Mars Direct wurde erst bejubelt, doch bald von der NASA verworfen. Widerstrebende Kräfte innerhalb der Behörde und die Zaghaftigkeit der US-Politik seien dafür verantwortlich gewesen, sagt Zubrin heute. Zwar wurde ein von ihm überarbeitetes Konzept namens Mars Semi-Direct von der NASA noch zur Grundlage ihrer Mars Design Reference Mission im Jahr 1993 gemacht. Doch der mit 55 Milliarden Dollar Kosten veranschlagte Plan wurde so wenig umgesetzt wie spätere Versionen der Design Reference Mission; die aktuellste, fünfte stammt aus dem Jahr 2009.

 Am 9. April wird Robert Zubrin 65 Jahre alt, er kommt jetzt also ins Rentenalter. Doch er leitet weiterhin seine eigene Forschungsfirma Pioneer Astronautics mit Sitz in Lakewood, Colorado; die Trainings in der Station in Utah verfolgt Zubrin aus der Ferne. Den Traum vom Mars aber hat er nicht aufgegeben, im Gegenteil. Mitverantwortlich für Zubrins neuen Optimismus ist ein schwerreicher Unternehmer, der seinen eigenen Mars-Traum hat: Elon Musk. 

Vergangenen September hat der SpaceX-Gründer seine Pläne auf dem International Astronautical Congress in Guadalajara erstmals konkretisiert. So wie Zubrin vor ihm will auch Musk binnen zehn Jahren Menschen auf direktem Weg zum Mars bringen. Nur denkt Musk größer: Er will nicht vier, sondern gleich 100 Menschen auf einmal transportieren. Bis zu einer Million Erd-Exilanten sollen es in den nächsten Jahrzehnten sein, die den Mars kolonialisieren und uns unabhängig machen von unserem Heimatplaneten – auch für den Fall, dass auf der Erde irgendwann Leben nicht mehr möglich wäre. „Als Spezies können wir nur überleben“, sagt Musk, „wenn wir andere Planeten besiedeln.“

Musk sei der Einzige derzeit, der eine Mars-Mission ernsthaft angehen wolle, sagt Zubrin. Zwar könne immer noch einiges dazwischenkommen – selbst Musks finanzielle Mittel seien begrenzt, und Fehlschläge könnten das Projekt beenden. „Doch Musk besitzt den Willen, zum Mars zu kommen, und das ist die Grundbedingung“, sagt Zubrin. Die NASA hingegen suche weiter nur nach Ausreden, warum sie keine eigene Mission starte. „Indem Musk voranschreitet, stellt er das All-Establishment bloß“, sagt Zubrin. Ende der 50er-Jahre habe die Herausforderung des sowjetischen Sputnik-Satellitenprogramms die USA zum Wagnis eines bemannten Fluges zum Mond bewegt – nun fordere Musk mit seinen Mars-Plänen die NASA ähnlich heraus. 
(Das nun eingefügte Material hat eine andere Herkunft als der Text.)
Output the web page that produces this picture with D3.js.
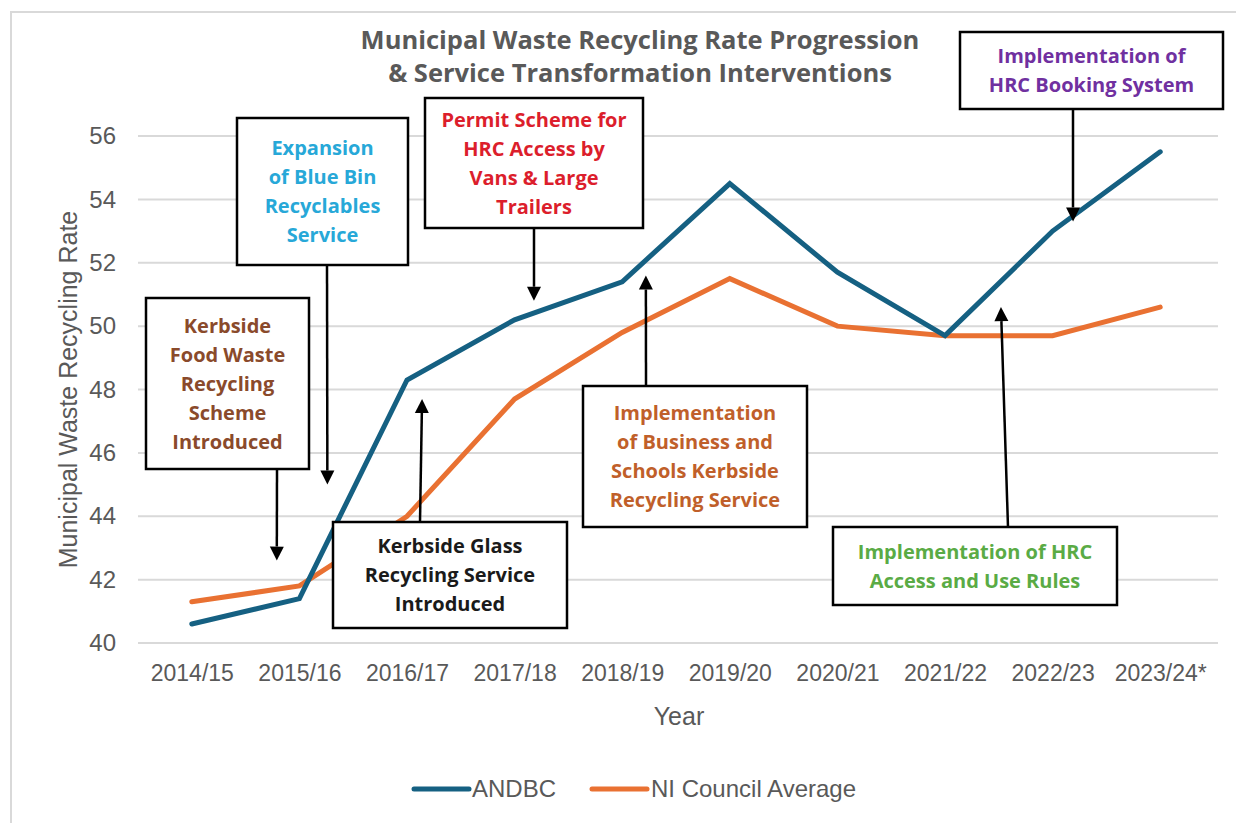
<!DOCTYPE html>
<html>
<head>
<meta charset="utf-8">
<script src="https://cdn.jsdelivr.net/npm/d3@7"></script>
<style>
  html, body { margin: 0; padding: 0; background: #ffffff; }
  svg { display: block; }
</style>
</head>
<body>
<svg id="chart" width="1236" height="823"></svg>
<script>
// ---- Data ----
const years = ["2014/15","2015/16","2016/17","2017/18","2018/19","2019/20","2020/21","2021/22","2022/23","2023/24*"];
const andbc = [40.6, 41.4, 48.3, 50.2, 51.4, 54.5, 51.7, 49.7, 53.0, 55.5];
const niAverage = [41.3, 41.8, 44.0, 47.7, 49.8, 51.5, 50.0, 49.7, 49.7, 50.6];
const yTicks = [40, 42, 44, 46, 48, 50, 52, 54, 56];
const seriesNames = ["ANDBC", "NI Council Average"];
const seriesColors = ["#156082", "#E97132"];
const titleLines = ["Municipal Waste Recycling Rate Progression", "& Service Transformation Interventions"];
const yTitle = "Municipal Waste Recycling Rate";
const xTitle = "Year";

// Annotations: text, colour, arrow tip in data space (fractional category index, value)
const annoLines = [
  ["Kerbside", "Food Waste", "Recycling", "Scheme", "Introduced"],
  ["Expansion", "of Blue Bin", "Recyclables", "Service"],
  ["Permit Scheme for", "HRC Access by", "Vans & Large", "Trailers"],
  ["Kerbside Glass", "Recycling Service", "Introduced"],
  ["Implementation", "of Business and", "Schools Kerbside", "Recycling Service"],
  ["Implementation of HRC", "Access and Use Rules"],
  ["Implementation of", "HRC Booking System"]
];
const annoColors = ["#8a4a2b", "#27a8d8", "#dc1e2c", "#1a1a1a", "#c05f2a", "#5aab45", "#7030a0"];
const annoTipIdx = [0.79, 1.26, 3.18, 2.14, 4.22, 7.52, 8.19];
const annoTipVal = [42.6, 45.0, 50.8, 47.7, 51.6, 50.6, 53.3];

// ---- Layout (pixels) ----
const annoBoxes = [
  {x0:146, y0:298, x1:309, y1:469, baseX:277},
  {x0:237, y0:118, x1:408, y1:265, baseX:327},
  {x0:425, y0:98,  x1:643, y1:228, baseX:534},
  {x0:333, y0:522, x1:567, y1:628, baseX:420},
  {x0:583, y0:386, x1:807, y1:527, baseX:646},
  {x0:833, y0:527, x1:1117, y1:605, baseX:1008},
  {x0:960, y0:32,  x1:1223, y1:109, baseX:1073}
];

const svg = d3.select("#chart");
const W = 1236, H = 823;
const plot = {left: 138, right: 1214, top: 136, bottom: 643};
const axisFont = "Liberation Sans, Arial, sans-serif";
const textGrey = "#595959";

// frame
svg.append("rect").attr("x", 11).attr("y", 12).attr("width", W + 20).attr("height", H + 20)
  .attr("fill", "#ffffff").attr("stroke", "#d9d9d9").attr("stroke-width", 2);

const x = d3.scalePoint().domain(years).range([plot.left, plot.right]).padding(0.5);
const y = d3.scaleLinear().domain([40, 56]).range([plot.bottom, plot.top]);
const step = x.step();
const xIdx = i => x(years[0]) + i * step;

// gridlines
svg.append("g").selectAll("line").data(yTicks).join("line")
  .attr("x1", plot.left).attr("x2", plot.right + 4)
  .attr("y1", d => y(d)).attr("y2", d => y(d))
  .attr("stroke", "#d9d9d9").attr("stroke-width", 2);

// y axis labels
const yAxis = d3.axisLeft(y).tickValues(yTicks).tickSize(0).tickPadding(0).tickFormat(d3.format("d"));
const gy = svg.append("g").attr("transform", `translate(${116},0)`).call(yAxis);
gy.select(".domain").remove();
gy.selectAll("text").attr("font-family", axisFont).attr("font-size", 24).attr("fill", textGrey);

// x axis labels
const xAxis = d3.axisBottom(x).tickSize(0).tickPadding(0);
const gx = svg.append("g").attr("transform", `translate(0,${plot.bottom + 22})`).call(xAxis);
gx.select(".domain").remove();
gx.selectAll("text").attr("font-family", axisFont).attr("font-size", 23).attr("fill", textGrey);

// axis titles
svg.append("text").attr("transform", `translate(77,${(plot.top + plot.bottom) / 2}) rotate(-90)`)
  .attr("text-anchor", "middle").attr("font-family", axisFont)
  .attr("font-size", 25).attr("fill", textGrey).text(yTitle);
svg.append("text").attr("x", 679).attr("y", 725).attr("text-anchor", "middle")
  .attr("font-family", axisFont).attr("font-size", 25).attr("fill", textGrey).text(xTitle);

// title
svg.append("text").attr("x", 640).attr("y", 49).attr("text-anchor", "middle")
  .attr("font-family", "Open Sans, sans-serif").attr("font-weight", 700)
  .attr("font-size", 25.5).attr("fill", textGrey)
  .selectAll("tspan").data(titleLines).join("tspan")
  .attr("x", 640).attr("dy", (d, i) => i === 0 ? 0 : 33).text(d => d);

// lines (orange first, blue on top)
const lineGen = d3.line().x((d, i) => x(years[i])).y(d => y(d));
[niAverage, andbc].forEach((s, k) => {
  svg.append("path").datum(s).attr("d", lineGen).attr("fill", "none")
    .attr("stroke", seriesColors[1 - k]).attr("stroke-width", 5)
    .attr("stroke-linejoin", "miter").attr("stroke-linecap", "round");
});

// annotations
const ag = svg.append("g");
annoBoxes.forEach((b, i) => {
  const tipX = xIdx(annoTipIdx[i]);
  const tipY = y(annoTipVal[i]);
  const down = tipY > b.y1;
  const baseY = down ? b.y1 : b.y0;
  const headLen = 14, headW = 7;
  const ang = Math.atan2(tipY - baseY, tipX - b.baseX);
  const lx = tipX - Math.cos(ang) * headLen, ly = tipY - Math.sin(ang) * headLen;
  ag.append("line").attr("x1", b.baseX).attr("y1", baseY).attr("x2", lx).attr("y2", ly)
    .attr("stroke", "#000").attr("stroke-width", 2.5);
  const px = -Math.sin(ang) * headW, py = Math.cos(ang) * headW;
  ag.append("path").attr("d", `M${tipX},${tipY}L${lx + px},${ly + py}L${lx - px},${ly - py}Z`).attr("fill", "#000");

  ag.append("rect").attr("x", b.x0).attr("y", b.y0).attr("width", b.x1 - b.x0).attr("height", b.y1 - b.y0)
    .attr("fill", "#ffffff").attr("stroke", "#000").attr("stroke-width", 2.5);
  const lines = annoLines[i];
  const lh = 29;
  const cx = (b.x0 + b.x1) / 2, cy = (b.y0 + b.y1) / 2;
  const startY = cy - (lines.length - 1) * lh / 2;
  ag.append("text").attr("text-anchor", "middle").attr("font-family", "Open Sans, sans-serif")
    .attr("font-weight", 700).attr("font-size", 20).attr("fill", annoColors[i])
    .selectAll("tspan").data(lines).join("tspan")
    .attr("x", cx).attr("y", (d, j) => startY + j * lh).attr("dy", "0.35em").text(d => d);
});

// legend
const lg = svg.append("g");
const legendItems = [{x: 414, tx: 472}, {x: 592, tx: 651}];
seriesNames.forEach((n, k) => {
  lg.append("line").attr("x1", legendItems[k].x).attr("x2", legendItems[k].x + 55)
    .attr("y1", 789).attr("y2", 789).attr("stroke", seriesColors[k])
    .attr("stroke-width", 5).attr("stroke-linecap", "round");
  lg.append("text").attr("x", legendItems[k].tx).attr("y", 789).attr("dy", "0.35em")
    .attr("font-family", axisFont).attr("font-size", 24)
    .attr("fill", textGrey).text(n);
});
</script>
</body>
</html>
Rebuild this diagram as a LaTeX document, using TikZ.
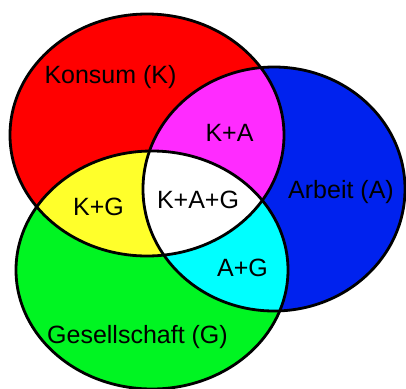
\documentclass[tikz,border=0pt]{standalone}
\usepackage{fontspec}
\setmainfont{Liberation Sans}
\definecolor{cK}{HTML}{FF0000}
\definecolor{cA}{HTML}{0022EE}
\definecolor{cG}{HTML}{00F522}
\definecolor{cKA}{HTML}{FF2BFF}
\definecolor{cKG}{HTML}{FFFF2B}
\definecolor{cAG}{HTML}{00FFFF}
\tikzset{
  lbl/.style={anchor=base, inner sep=0pt, font=\fontsize{25bp}{29bp}\selectfont},
  outline/.style={draw=black, line width=2.8bp}
}
\def\ellK{(147,135) ellipse [x radius=137, y radius=121]}
\def\ellA{(274,189) ellipse [x radius=131, y radius=122]}
\def\ellG{(152,270) ellipse [x radius=136, y radius=119]}
\begin{document}
\begin{tikzpicture}[x=1bp,y=-1bp]
\useasboundingbox (0,0) rectangle (406,389);
\fill[white] (0,0) rectangle (406,389);
\fill[cK] \ellK;
\fill[cA] \ellA;
\fill[cG] \ellG;
\begin{scope}
  \clip \ellK;
  \fill[cKA] \ellA;
  \fill[cKG] \ellG;
  \clip \ellA;
  \fill[white] \ellG;
\end{scope}
\begin{scope}
  \clip \ellA;
  \clip \ellG;
  \path[even odd rule, fill=cAG] \ellG \ellK;
\end{scope}
\draw[outline] \ellK;
\draw[outline] \ellA;
\draw[outline] \ellG;
\node[lbl] (k) at (110.5,83) {Konsum (K)};
\node[lbl] (ka) at (229.5,141) {K+A};
\node[lbl] (a) at (341,198) {Arbeit (A)};
\node[lbl] (kg) at (98.5,215) {K+G};
\node[lbl] (kag) at (198,208) {K+A+G};
\node[lbl] (ag) at (242.5,276) {A+G};
\node[lbl] (g) at (137.5,343) {Gesellschaft (G)};
\end{tikzpicture}
\end{document}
Unbemannte Mars-Missionen zumindest haben Konjunktur, für das Jahr 2020 allein sind seit Längerem bereits fünf geplant: Die NASA startet Mars 2020, die ESA mit der russischen Weltraumbehörde Roskosmos ExoMars Rover, außerdem wollen in dem Jahr China, Indien und die Vereinig­ten Arabischen Emirate zum Mars aufbrechen.

Mitte Februar hat sich nun auch SpaceX in die Warteschleife für 2020 eingereiht, allerdings mit einer Verschiebung – eigentlich wollte Musks Firma ihre unbemannte Erkundungsmission Red Dragon schon 2018 starten, wenn sich Mars und Erde auf ihren Flugbahnen wieder am nächsten kommen. Dieses Zeitfenster öffnet sich alle zwei Jahre etwa, deshalb die Ballung der Missionen 2020. SpaceX gab als Grund für die Verschiebung an, sich aufs Crew-Programm konzentrieren zu wollen.

Robert Zubrin betrachtet Musks Kolonialisierungspläne skeptisch. „Aber wir werden es zu unseren Lebzeiten noch erleben, dass die ersten Menschen auf dem Mars landen“, sagt er. „Sie werden damit beginnen, den Planeten zu erforschen und die dortigen Rohstoffe nutzbar zu machen für eine spätere Besiedlung.“
Noch mal zehn Jahre möchte Zubrin darauf nicht warten. Von ihm aus könnte es schneller gehen. Acht Jahre, sagt er, müssten auch zu schaffen sein.